The causes of the transformation from profit-generating machines to loss-making sinkholes sometimes differ in the details from one central bank to another. By and large, though, the primary cause lies in the massive expansion of central-banks’ balance sheets over the last decade, which is now becoming a problem. For instance, central banks by now have had to resume paying interest on the commercial bank deposits on the liabilities side of their balance sheets. Those deposits likewise have massively accumulated in recent years. This interest expense in the meantime now substantially exceeds the interest income that central banks book on the assets side of their balance sheets through their bond holdings because those bonds were purchased in the past mostly at considerably lower or sometimes even negative yield levels. Since the interest expenses will increase further in the months ahead as policy rates climb higher while interest income only looks set to rise comparatively slowly, net interest losses for now will continue to mount for quite some time yet. The mechanics of the losses in the example of the Bank of England (BoE) feature an additional driver of losses. In contrast to the Fed (and soon also the ECB), the BoE in its quantitative tightening operations is not only running off securities holdings without replacing them, but is also selling bonds that it had previously purchased at much higher prices and thus is actively incurring realized losses. The situation facing the SNB and the RBA looks a bit different. They rank among the few central banks that use the mark-to-market method of valuing their securities holdings. This explains their enormous book losses caused by last year’s poor equity- and bond-market performances.


From continuous surpluses… | …to a growing liability

US Federal Reserve transfers to the US Treasury and Fed liabilities as of September 2022 (in USD billion)

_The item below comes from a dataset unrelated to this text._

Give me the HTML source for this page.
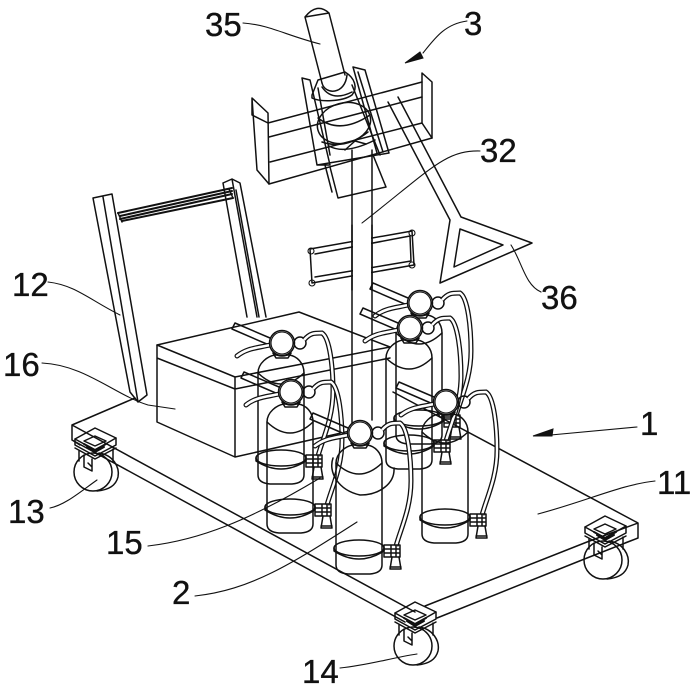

Sources: Bloomberg, Kaiser Partner Privatbank


Does it matter?

Are losses by central banks really a problem, or are they a non-event? The fact is that central banks remain completely capable of conducting monetary policy even if losses entirely wipe out their equity or turn it negative. Theoretically, a central bank can print as much money as it wants to at any time. It cannot become insolvent or go bankrupt. So, in theory, there is nothing that forces a central bank to repair an overleveraged balance sheet. One not-so-distant example of an overleveraged central bank is the Czech National Bank, which reported negative equity from 2002 through 2013 due to valuation writedowns on its sizable foreign currency reserves. Even the German Bundesbank, which was famously lauded by many for its commitment to a policy of stability, was technically overleveraged in the early 1970s because its losses exceeded its equity.

A feeble central bank, however, is not entirely without repercussions. Although it is not necessary to recapitalize overleveraged central banks, taxpayers are affected indirectly if central-bank losses lead to a reduction in or a cessation of profit distributions. This is exactly what has happened in the current example involving the Swiss National Bank. The gigantic losses at the SNB mean that Switzerland’s federal and cantonal governments have to completely forgo up to six billion francs this year. An extended string of losses would arguably present an even bigger problem. If the general public perceives a chronically overleveraged central bank as posing a devaluation risk to the national currency, this could jeopardize the central bank’s reputation. If policymakers then feel compelled to recapitalize the central bank to curb the reputation damage, this not only could endanger the central bank’s independence, but would also hurt its credibility as a guardian of the stability of the value of money.


Conclusion: Losses at central banks will continue to mount in the months ahead, but this does not necessarily constrain their ability to operate. However, the prospect of massive losses could prompt the Fed and the ECB, for example, to shrink the amount of assets on their balance sheets faster than originally planned (which would have the effect of further tightening monetary policy). In a scenario of a long string of losses, recapitalizations could cause central banks to lose credibility and autonomy. This issue is unlikely to quickly vanish from the agenda.